The author (who judging by her name is a woman) states that saby is an authentic Muslim practice, and that ISIS's implementation of it – as in the case of the Yazidi women – was exploited by the movement's detractors, who compared it to rape. She rebukes ISIS supporters who rushed to deny: "But what really alarmed me was that some of the Islamic State supporters (may Allah forgive them) rushed to defend the Islamic State – may its honor persist and may Allah expand its territory – after the kāfir media touched upon the State’s capture of the Yazīdī women. So the supporters started denying the matter as if the soldiers of the Khilafah had committed a mistake or evil."

She adds that those who assail the practice in the Muslim world are the same people who condemned the revival of jihad  that had been dormant until 30 years ago: "As for those who rebuked the Khilafah’s soldiers for [the practice of] saby, then this is not surprising at all, for they themselves are those who crippled the obligation of jihad with false suspicions and crooked arguments." In contrast, ISIS is "reviving a prophetic Sunnah, which both the Arab and non-Arab enemies of Allah had buried."  The revival was attained "[in] the prophetic way, with blood-red swords, not with fingers for voting or tweeting." The author rebuts those who condemn the practice with citations from the Koran proving that Muhammad and his Companions had practiced it consistently, and states that Muslim rulers who  renounce it are mere "stepchildren of the White House".
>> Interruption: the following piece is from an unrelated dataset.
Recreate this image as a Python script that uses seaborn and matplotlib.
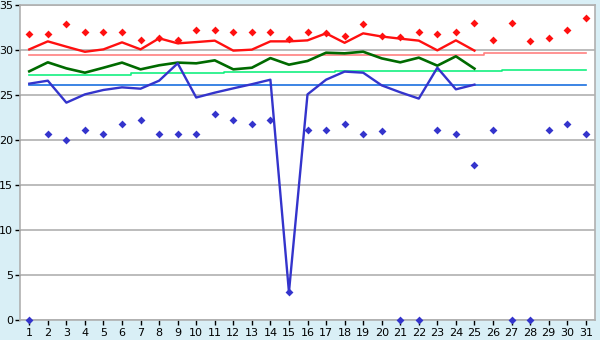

Umm Sumayyah goes on to say that slavery is divine punishment: "Indeed when slavery befalls a people, then they have left Allah’s favor, so Allah has no need for them." At the same time, she stresses that, even though some "devious and wicked slave-girls" peddled horror stories of their condition under Muslim captivity, becoming enslaved to a Muslim is actually a blessing for them, because it may lead them to Islam. Once a female slave embraces Islam she is freed and her children may even attain great heights. This, says the author, is demonstrated by the case of Hagar, who was originally a concubine but gave birth to Ishmael: "Isma’īl was the son of a slave-girl, and Allah made the best of mankind, Muhammad, from his progeny."  Thanks to saby a slave-girls becomes  "a diligent seeker of knowledge after she [finds] in Islam what she couldn’t find in kufr, despite the slogans of 'freedom' and 'equality.' Indeed it is our pure Islam [that] upraises every lowly-one and puts an end to every deficiency." Beginning as a slave can even confer an advantage, because Muhammad said that "Allah marvels at a people who enter Jannah [paradise] in chains."

The author denounces the Western condemnation of saby as hypocrisy, because the West has prostitutes. "A prostitute in your lands comes and goes, openly committing sin. She lives by selling her honor, within the sight and hearing of the deviant scholars from whom we don’t hear even a faint sound."

Umm Sumayyah advises the West to "Leave us alone with your burping," and promises that "the slave markets will be established against the will of the politically 'correct'.  When Michelle Obama is sold into slavery in these markets she will be fortunate to command the excessive price of a third of a dinar."